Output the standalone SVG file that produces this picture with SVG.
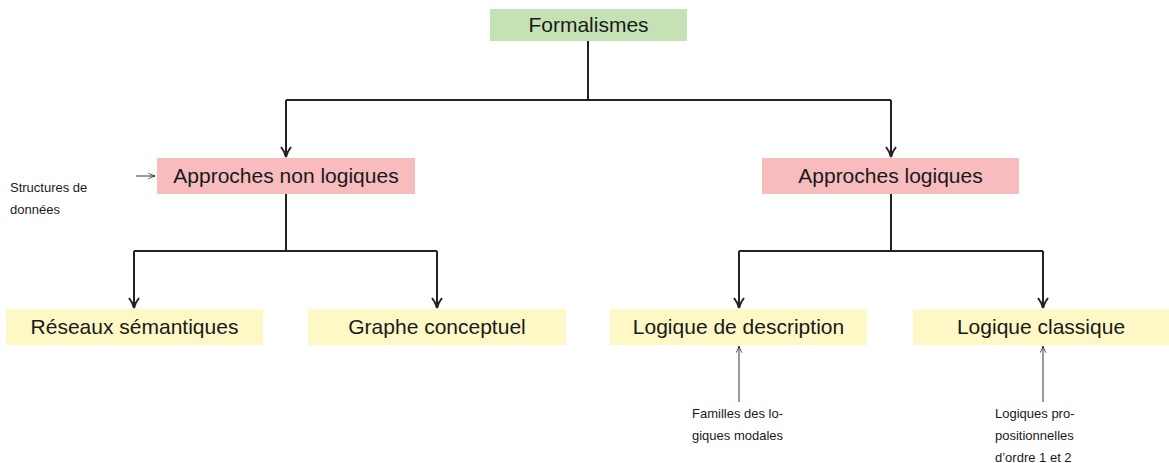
<svg xmlns="http://www.w3.org/2000/svg" width="1169" height="463" viewBox="0 0 1169 463">
<style>
.t{font-family:"Liberation Sans",Arial,sans-serif;fill:#1a1a1a}
.big{font-size:21px;text-anchor:middle}
.sm{font-size:13px}
.c{fill:none;stroke:#222;stroke-width:2}
.th{fill:none;stroke:#222;stroke-width:0.9}
</style>
<defs>
<marker id="ah2" viewBox="0 0 10 10" refX="9.5" refY="5" markerWidth="7" markerHeight="7" orient="auto" markerUnits="userSpaceOnUse">
<path d="M0,1 Q6,4 9.5,5 Q6,6 0,9" fill="none" stroke="#222" stroke-width="1.1"/>
</marker>
<marker id="a" viewBox="0 0 12 12" refX="11" refY="6" markerWidth="12" markerHeight="12" orient="auto" markerUnits="userSpaceOnUse">
<path d="M1,1 Q6,5 11,6 Q6,7 1,11" fill="none" stroke="#222" stroke-width="2"/>
</marker>
</defs>
<g id="connectors">
<path class="c" d="M588,41 V100 M286,100 H891"/>
<path class="c" d="M286,100 V157" marker-end="url(#a)"/>
<path class="c" d="M891,100 V157" marker-end="url(#a)"/>
<path class="c" d="M286,194 V251 M134,251 H437 M739,251 H1043 M891,194 V251"/>
<path class="c" d="M134,251 V308" marker-end="url(#a)"/>
<path class="c" d="M437,251 V308" marker-end="url(#a)"/>
<path class="c" d="M739,251 V308" marker-end="url(#a)"/>
<path class="c" d="M1043,251 V308" marker-end="url(#a)"/>
<path class="th" d="M739,402 V346" marker-end="url(#ah2)"/>
<path class="th" d="M1043,402 V346" marker-end="url(#ah2)"/>
<path class="th" d="M136,176 H155" marker-end="url(#ah2)"/>
</g>
<g id="n-formalismes">
<rect x="490" y="9" width="197" height="32" fill="#c5e2b5"/>
<text class="t big" x="588.5" y="32">Formalismes</text>
</g>
<g id="n-nonlog">
<rect x="157" y="158" width="258" height="36" fill="#f8bcbf"/>
<text class="t big" x="286" y="183">Approches non logiques</text>
</g>
<g id="n-log">
<rect x="762" y="158" width="257" height="36" fill="#f8bcbf"/>
<text class="t big" x="890.5" y="183">Approches logiques</text>
</g>
<g id="n-reseaux">
<rect x="6" y="309" width="257" height="36" fill="#fdf8c5"/>
<text class="t big" x="134.5" y="334">Réseaux sémantiques</text>
</g>
<g id="n-graphe">
<rect x="308" y="309" width="258" height="36" fill="#fdf8c5"/>
<text class="t big" x="437" y="334">Graphe conceptuel</text>
</g>
<g id="n-desc">
<rect x="610" y="309" width="257" height="36" fill="#fdf8c5"/>
<text class="t big" x="738.5" y="334">Logique de description</text>
</g>
<g id="n-classique">
<rect x="913" y="309" width="256" height="36" fill="#fdf8c5"/>
<text class="t big" x="1041" y="334">Logique classique</text>
</g>
<g id="n-structures">
<text class="t sm" x="10" y="192">Structures de</text>
<text class="t sm" x="10" y="214">données</text>
</g>
<g id="n-familles">
<text class="t sm" x="692" y="418">Familles des lo-</text>
<text class="t sm" x="692" y="440">giques modales</text>
</g>
<g id="n-logiques">
<text class="t sm" x="995" y="418">Logiques pro-</text>
<text class="t sm" x="995" y="440">positionnelles</text>
<text class="t sm" x="995" y="462">d’ordre 1 et 2</text>
</g>
</svg>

---------------

Word for word, quote the full listing, omitting every picture.

Output the standalone SVG file that produces this picture with SVG.
<svg xmlns="http://www.w3.org/2000/svg" width="1169" height="463" viewBox="0 0 1169 463">
<style>
.t{font-family:"Liberation Sans",Arial,sans-serif;fill:#1a1a1a}
.big{font-size:21px;text-anchor:middle}
.sm{font-size:13px}
.c{fill:none;stroke:#222;stroke-width:2}
.th{fill:none;stroke:#222;stroke-width:0.9}
</style>
<defs>
<marker id="ah2" viewBox="0 0 10 10" refX="9.5" refY="5" markerWidth="7" markerHeight="7" orient="auto" markerUnits="userSpaceOnUse">
<path d="M0,1 Q6,4 9.5,5 Q6,6 0,9" fill="none" stroke="#222" stroke-width="1.1"/>
</marker>
<marker id="a" viewBox="0 0 12 12" refX="11" refY="6" markerWidth="12" markerHeight="12" orient="auto" markerUnits="userSpaceOnUse">
<path d="M1,1 Q6,5 11,6 Q6,7 1,11" fill="none" stroke="#222" stroke-width="2"/>
</marker>
</defs>
<g id="connectors">
<path class="c" d="M588,41 V100 M286,100 H891"/>
<path class="c" d="M286,100 V157" marker-end="url(#a)"/>
<path class="c" d="M891,100 V157" marker-end="url(#a)"/>
<path class="c" d="M286,194 V251 M134,251 H437 M739,251 H1043 M891,194 V251"/>
<path class="c" d="M134,251 V308" marker-end="url(#a)"/>
<path class="c" d="M437,251 V308" marker-end="url(#a)"/>
<path class="c" d="M739,251 V308" marker-end="url(#a)"/>
<path class="c" d="M1043,251 V308" marker-end="url(#a)"/>
<path class="th" d="M739,402 V346" marker-end="url(#ah2)"/>
<path class="th" d="M1043,402 V346" marker-end="url(#ah2)"/>
<path class="th" d="M136,176 H155" marker-end="url(#ah2)"/>
</g>
<g id="n-formalismes">
<rect x="490" y="9" width="197" height="32" fill="#c5e2b5"/>
<text class="t big" x="588.5" y="32">Formalismes</text>
</g>
<g id="n-nonlog">
<rect x="157" y="158" width="258" height="36" fill="#f8bcbf"/>
<text class="t big" x="286" y="183">Approches non logiques</text>
</g>
<g id="n-log">
<rect x="762" y="158" width="257" height="36" fill="#f8bcbf"/>
<text class="t big" x="890.5" y="183">Approches logiques</text>
</g>
<g id="n-reseaux">
<rect x="6" y="309" width="257" height="36" fill="#fdf8c5"/>
<text class="t big" x="134.5" y="334">Réseaux sémantiques</text>
</g>
<g id="n-graphe">
<rect x="308" y="309" width="258" height="36" fill="#fdf8c5"/>
<text class="t big" x="437" y="334">Graphe conceptuel</text>
</g>
<g id="n-desc">
<rect x="610" y="309" width="257" height="36" fill="#fdf8c5"/>
<text class="t big" x="738.5" y="334">Logique de description</text>
</g>
<g id="n-classique">
<rect x="913" y="309" width="256" height="36" fill="#fdf8c5"/>
<text class="t big" x="1041" y="334">Logique classique</text>
</g>
<g id="n-structures">
<text class="t sm" x="10" y="192">Structures de</text>
<text class="t sm" x="10" y="214">données</text>
</g>
<g id="n-familles">
<text class="t sm" x="692" y="418">Familles des lo-</text>
<text class="t sm" x="692" y="440">giques modales</text>
</g>
<g id="n-logiques">
<text class="t sm" x="995" y="418">Logiques pro-</text>
<text class="t sm" x="995" y="440">positionnelles</text>
<text class="t sm" x="995" y="462">d’ordre 1 et 2</text>
</g>
</svg>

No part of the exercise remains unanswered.